Furthermore, the cost of financial stress on an organization, in lost productivity and absenteeism, translates to more than $1,900 per employee, per year.3 “When you consider this impact, it’s clear to see that the cost of implementing a financial wellness program pales in comparison,” said Butler.


Financial wellness programs that are mutually beneficial to both employers and employees should take into account the unique needs at all levels of the organization. And while there’s not a one-size-fits-all approach, Butler and Hughes say the following four elements are foundational to a solid financial wellness program.

1. Workplace banking: A strong bank-at-work program should offer a variety of account options for employees. It also should offer onsite and virtual financial services, as well as workshops and informational events that address topics such as direct deposit sign-ups, applying for mortgages, understanding various credit card programs and how they meet employees’ needs, and how to use digital money management tools. It’s important to note that this program should come at no cost or burden to the employee.

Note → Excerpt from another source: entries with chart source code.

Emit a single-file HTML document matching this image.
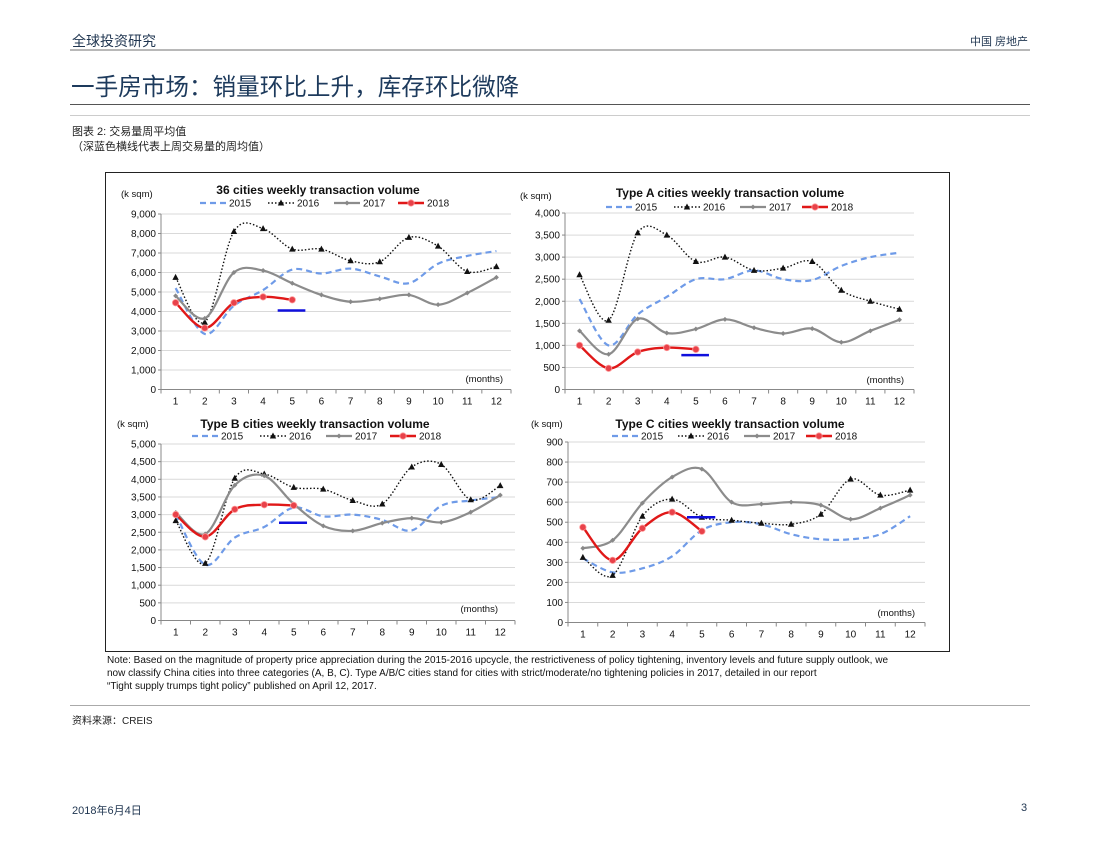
<!DOCTYPE html>
<html><head><meta charset="utf-8">
<style>
body{margin:0;background:#fff;width:1100px;height:850px;overflow:hidden;position:relative;font-family:"Liberation Sans","Noto Sans CJK SC",sans-serif;color:#222}
.t{position:absolute;white-space:nowrap}
.hr{position:absolute;left:70px;width:960px}
</style></head><body>
<div class="t" style="left:72px;top:31px;font-size:14px;color:#1f3550">全球投资研究</div>
<div class="t" style="left:970px;top:33px;font-size:11px;color:#1f3550">中国 房地产</div>
<div class="hr" style="top:49px;height:2px;background:#b8b8b8"></div>
<div class="t" style="left:71px;top:68px;font-size:23.6px;color:#1d3a5c">一手房市场：销量环比上升，库存环比微降</div>
<div class="hr" style="top:104px;height:1px;background:#555"></div>
<div class="hr" style="top:115px;height:1px;background:#ccc"></div>
<div class="t" style="left:72px;top:123px;font-size:11px">图表 2: 交易量周平均值</div>
<div class="t" style="left:72px;top:138px;font-size:11px">（深蓝色横线代表上周交易量的周均值）</div>
<div style="position:absolute;left:105px;top:172px;width:845px;height:480px;border:1px solid #222;box-sizing:border-box"></div>
<svg id="svg" width="1100" height="850" style="position:absolute;left:0;top:0" xmlns="http://www.w3.org/2000/svg"></svg>
<div class="t" style="left:107px;top:654px;font-size:10px;line-height:13px;color:#111">Note: Based on the magnitude of property price appreciation during the 2015-2016 upcycle, the restrictiveness of policy tightening, inventory levels and future supply outlook, we<br>now classify China cities into three categories (A, B, C). Type A/B/C cities stand for cities with strict/moderate/no tightening policies in 2017, detailed in our report<br>“Tight supply trumps tight policy” published on April 12, 2017.</div>
<div class="hr" style="top:705px;height:1px;background:#aaa"></div>
<div class="t" style="left:72px;top:712px;font-size:10px">资料来源：CREIS</div>
<div class="t" style="left:72px;top:802px;font-size:11px;color:#1f3550">2018年6月4日</div>
<div class="t" style="left:1021px;top:802px;font-size:11px;color:#1f3550">3</div>
<script>
const months=[1,2,3,4,5,6,7,8,9,10,11,12];
const c1_2015=[5200,2850,4300,5100,6150,5950,6200,5800,5450,6450,6850,7100];
const c1_2016=[5750,3450,8100,8250,7200,7200,6600,6550,7800,7350,6050,6300];
const c1_2017=[4800,3650,6000,6100,5450,4850,4500,4650,4850,4350,4950,5750];
const c1_2018=[4450,3150,4450,4750,4600];
const c1_last=4050;
const c1_ticks=[0,1000,2000,3000,4000,5000,6000,7000,8000,9000];
const c2_2015=[2050,1000,1700,2100,2500,2500,2700,2500,2480,2800,3000,3100];
const c2_2016=[2600,1570,3550,3500,2900,3000,2700,2750,2900,2250,2000,1820];
const c2_2017=[1330,800,1600,1280,1370,1590,1400,1270,1380,1070,1330,1580];
const c2_2018=[1000,480,850,950,910];
const c2_last=780;
const c2_ticks=[0,500,1000,1500,2000,2500,3000,3500,4000];
const c3_2015=[3000,1580,2350,2650,3200,2950,3000,2850,2550,3250,3400,3500];
const c3_2016=[2830,1620,4030,4150,3770,3720,3400,3300,4350,4420,3420,3820];
const c3_2017=[3060,2450,3830,4100,3300,2680,2540,2760,2900,2780,3070,3550];
const c3_2018=[3000,2370,3150,3280,3260];
const c3_last=2770;
const c3_ticks=[0,500,1000,1500,2000,2500,3000,3500,4000,4500,5000];
const c4_2015=[320,250,270,330,460,500,490,440,415,415,440,530];
const c4_2016=[325,235,530,615,525,510,495,490,540,715,635,660];
const c4_2017=[370,410,595,725,765,600,590,600,585,515,570,635];
const c4_2018=[475,310,470,550,455];
const c4_last=525;
const c4_ticks=[0,100,200,300,400,500,600,700,800,900];

const svg=document.getElementById('svg');
const NS='http://www.w3.org/2000/svg';
function mk(tag,attrs,parent){const e=document.createElementNS(NS,tag);for(const k in attrs)e.setAttribute(k,attrs[k]);(parent||svg).appendChild(e);return e;}
function txt(x,y,s,size,anchor,weight,parent){const e=mk('text',{x:x,y:y,'font-size':size,'text-anchor':anchor||'start','font-family':'Liberation Sans, sans-serif',fill:'#111','font-weight':weight||'normal'},parent);e.textContent=s;return e;}
function smooth(pts){let d='M'+pts[0][0]+','+pts[0][1];for(let i=0;i<pts.length-1;i++){const p0=pts[i-1]||pts[i],p1=pts[i],p2=pts[i+1],p3=pts[i+2]||p2;const c1x=p1[0]+(p2[0]-p0[0])/6,c1y=p1[1]+(p2[1]-p0[1])/6,c2x=p2[0]-(p3[0]-p1[0])/6,c2y=p2[1]-(p3[1]-p1[1])/6;d+=' C'+c1x+','+c1y+' '+c2x+','+c2y+' '+p2[0]+','+p2[1];}return d;}
function marker(g,type,x,y){
  if(type==='tri')mk('path',{d:`M${x},${y-3.5}L${x+3.2},${y+2.5}L${x-3.2},${y+2.5}Z`,fill:'#111'},g);
  else if(type==='dia')mk('path',{d:`M${x},${y-2.5}L${x+2.5},${y}L${x},${y+2.5}L${x-2.5},${y}Z`,fill:'#888'},g);
  else if(type==='cir')mk('circle',{cx:x,cy:y,r:3.2,fill:'#e8424a',stroke:'#ff9999','stroke-width':0.8},g);
}
const styles=[
  {name:'2015',stroke:'#6f9be8',w:2.2,dash:'6,4',m:null},
  {name:'2016',stroke:'#111',w:1.4,dash:'1.5,2',m:'tri'},
  {name:'2017',stroke:'#8c8c8c',w:2.2,dash:null,m:'dia'},
  {name:'2018',stroke:'#e01818',w:2.4,dash:null,m:'cir'}
];
function drawChart(c){
  const g=mk('g',{});
  
  
  const max=c.ticks[c.ticks.length-1];
  const y=v=>c.y0-(v/max)*(c.y0-c.yTop);
  const bw=(c.xR-c.xL)/12;
  const x=m=>c.xL+bw*(m-0.5);
  c.ticks.forEach(t=>{
    if(t>0)mk('line',{x1:c.xL,x2:c.xR,y1:y(t),y2:y(t),stroke:'#d9d9d9','stroke-width':1},g);
    const l=txt(c.xL-5,y(t)+3.5,t.toLocaleString('en-US'),10,'end',null,g);
    
    
    mk('line',{x1:c.xL-3,x2:c.xL,y1:y(t),y2:y(t),stroke:'#888'},g);
  });
  mk('line',{x1:c.xL,x2:c.xL,y1:c.yTop,y2:c.y0,stroke:'#888'},g);
  mk('line',{x1:c.xL,x2:c.xR,y1:c.y0,y2:c.y0,stroke:'#888'},g);
  months.forEach((m,i)=>{
    mk('line',{x1:c.xL+bw*i,x2:c.xL+bw*i,y1:c.y0,y2:c.y0+4,stroke:'#888'},g);
    const l=txt(x(m),c.y0+15,String(m),10,'middle',null,g);
    
    
  });
  mk('line',{x1:c.xR,x2:c.xR,y1:c.y0,y2:c.y0+4,stroke:'#888'},g);
  const tl=txt(c.tx,c.ty,c.title,12,'middle','bold',g);
  
  
  const u=txt(c.ux,c.uy,'(k sqm)',9.5,'start',null,g);
  
  
  const mo=txt(c.mx,c.my,'(months)',9.5,'end',null,g);
  
  
  c.series.forEach((data,si)=>{
    const s=styles[si];
    const pts=data.map((v,i)=>[x(months[i]),y(v)]);
    const p=mk('path',{d:smooth(pts),fill:'none',stroke:s.stroke,'stroke-width':s.w},g);
    if(s.dash)p.setAttribute('stroke-dasharray',s.dash);
    
    
    if(s.m)pts.forEach(pt=>marker(g,s.m,pt[0],pt[1]));
    const lx=c.lx[si],ly=c.ly;
    const ll=mk('line',{x1:lx,x2:lx+26,y1:ly,y2:ly,stroke:s.stroke,'stroke-width':s.w},g);
    if(s.dash)ll.setAttribute('stroke-dasharray',s.dash);
    if(s.m)marker(g,s.m,lx+13,ly);
    const lt=txt(lx+29,ly+3.5,s.name,10,'start',null,g);
    
    
  });
  const bl=mk('line',{x1:x(4.5),x2:x(5.45),y1:y(c.last),y2:y(c.last),stroke:'#1010dd','stroke-width':2.5},g);
  
  
}
drawChart({id:'chart-36-cities',xL:161,xR:511,yTop:214,y0:389.5,ticks:c1_ticks,series:[c1_2015,c1_2016,c1_2017,c1_2018],last:c1_last,title:'36 cities weekly transaction volume',tx:318,ty:194,ux:121,uy:197,mx:503,my:382,lx:[200,268,334,398],ly:203});
drawChart({id:'chart-type-a',xL:565,xR:914,yTop:213,y0:389.5,ticks:c2_ticks,series:[c2_2015,c2_2016,c2_2017,c2_2018],last:c2_last,title:'Type A cities weekly transaction volume',tx:730,ty:197,ux:520,uy:199,mx:904,my:383,lx:[606,674,740,802],ly:207});
drawChart({id:'chart-type-b',xL:161,xR:515,yTop:444,y0:620.5,ticks:c3_ticks,series:[c3_2015,c3_2016,c3_2017,c3_2018],last:c3_last,title:'Type B cities weekly transaction volume',tx:315,ty:428,ux:117,uy:427,mx:498,my:612,lx:[192,260,326,390],ly:436});
drawChart({id:'chart-type-c',xL:568,xR:925,yTop:442,y0:622.5,ticks:c4_ticks,series:[c4_2015,c4_2016,c4_2017,c4_2018],last:c4_last,title:'Type C cities weekly transaction volume',tx:730,ty:428,ux:531,uy:427,mx:915,my:616,lx:[612,678,744,806],ly:436});
</script>
</body></html>
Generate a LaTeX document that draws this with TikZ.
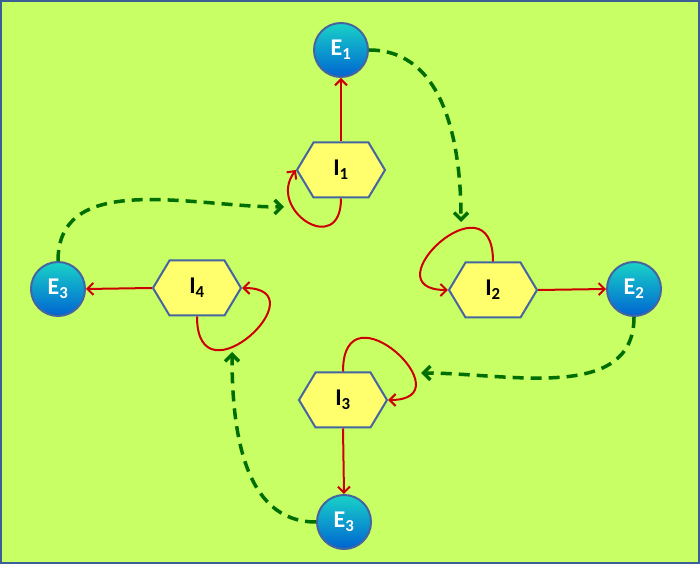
\documentclass[tikz,border=0pt]{standalone}
\usepackage{fontspec}
\setmainfont{Carlito}
\usepackage{tikz}
\usetikzlibrary{arrows.meta,shapes.symbols,positioning}
\usepackage{xcolor}
\definecolor{bglime}{RGB}{200,255,100}
\definecolor{frameblue}{RGB}{60,95,150}
\definecolor{hexyellow}{RGB}{255,255,110}
\definecolor{hexborder}{RGB}{70,100,160}
\definecolor{looptred}{RGB}{204,0,0}
\definecolor{dashgreen}{RGB}{0,110,0}
\definecolor{ballteal}{RGB}{25,210,200}
\definecolor{ballcyan}{RGB}{30,185,230}
\definecolor{ballblue}{RGB}{0,100,210}
\tikzstyle{redarrow} = [line width=2pt,-{Straight Barb[length=6pt,width=12pt]},color=looptred]
\tikzstyle{greenarrow} = [line width=3.5pt,dash pattern=on 11pt off 7pt,-{Straight Barb[length=7pt,width=14pt]},color=dashgreen]
\tikzstyle{internal} = [signal, signal to=west and east, signal pointer angle=118, minimum width=88pt, minimum height=55pt, inner sep=0pt, draw=hexborder, fill=hexyellow, line width=2pt, font=\fontsize{24}{28}\selectfont\bfseries]
\tikzstyle{external} = [circle, minimum size=54pt, inner sep=0pt, draw=hexborder, line width=2pt, top color=ballteal, middle color=ballcyan, bottom color=ballblue, text=white, font=\fontsize{24}{28}\selectfont\bfseries]

\begin{document}
\begin{tikzpicture}[x=1pt,y=1pt]
% background and frame
\useasboundingbox (0,0) rectangle (700,564);
\fill[bglime] (0,0) rectangle (700,564);
\draw[frameblue,line width=2pt] (1,1) rectangle (699,563);

% internal states
\node (i1) [internal] at (341,394) {I\textsubscript{1}};
\node (i2) [internal] at (493,274) {I\textsubscript{2}};
\node (i3) [internal] at (343,164) {I\textsubscript{3}};
\node (i4) [internal] at (197,276) {I\textsubscript{4}};

% external states
\node (e1) [external] at (341,514) {E\textsubscript{1}};
\node (e2) [external] at (634,275) {E\textsubscript{2}};
\node (e3b) [external] at (344,42) {E\textsubscript{3}};
\node (e3l) [external] at (58,275) {E\textsubscript{3}};

% outputs
\draw[redarrow] (i1.north) -- (e1.south);
\draw[redarrow] (i2.east) -- (e2.west);
\draw[redarrow] (i3.south) -- (e3b.north);
\draw[redarrow] (i4.west) -- (e3l.east);

% self loops
\draw[redarrow] (i1.south) .. controls +(0,-60) and +(-30,-40) .. (i1.west);
\draw[redarrow] (i2.north) .. controls +(0,90) and +(-80,0) .. (i2.west);
\draw[redarrow] (i3.north) .. controls +(0,90) and +(80,0) .. (i3.east);
\draw[redarrow] (i4.south) .. controls +(0,-90) and +(80,0) .. (i4.east);

% feedback
\coordinate (t12) at (461,342);
\coordinate (t23) at (421,191);
\coordinate (t34) at (232,212);
\coordinate (t41) at (284,357);
\draw[greenarrow] (e1.east) to[out=0,in=90] (t12);
\draw[greenarrow] (e2.south) to[out=-90,in=0] (t23);
\draw[greenarrow] (e3b.west) to[out=180,in=-90] (t34);
\draw[greenarrow] (e3l.north) to[out=90,in=180] (t41);
\end{tikzpicture}
\end{document}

2. Consumer-directed healthcare: A Health Savings Account, or HSA, has become a common way to pay for healthcare; however, there are benefits of an HSA that are often over-looked. Therefore, it is vitally important for employees to know how to use the tools they have available to them.

3. Digital financial assessment and resource center: To help motivate employee participation and improve their financial acumen, a successful financial wellness program should offer a customizable, digital tool. This tool should allow employees to assess their financial wellness, access a complete financial education curriculum, and earn points for tracking progress toward their goals. It also should allow the company administrator to gather insights on employee engagement and data trends, and provide reporting insights to assist with employee priorities and education.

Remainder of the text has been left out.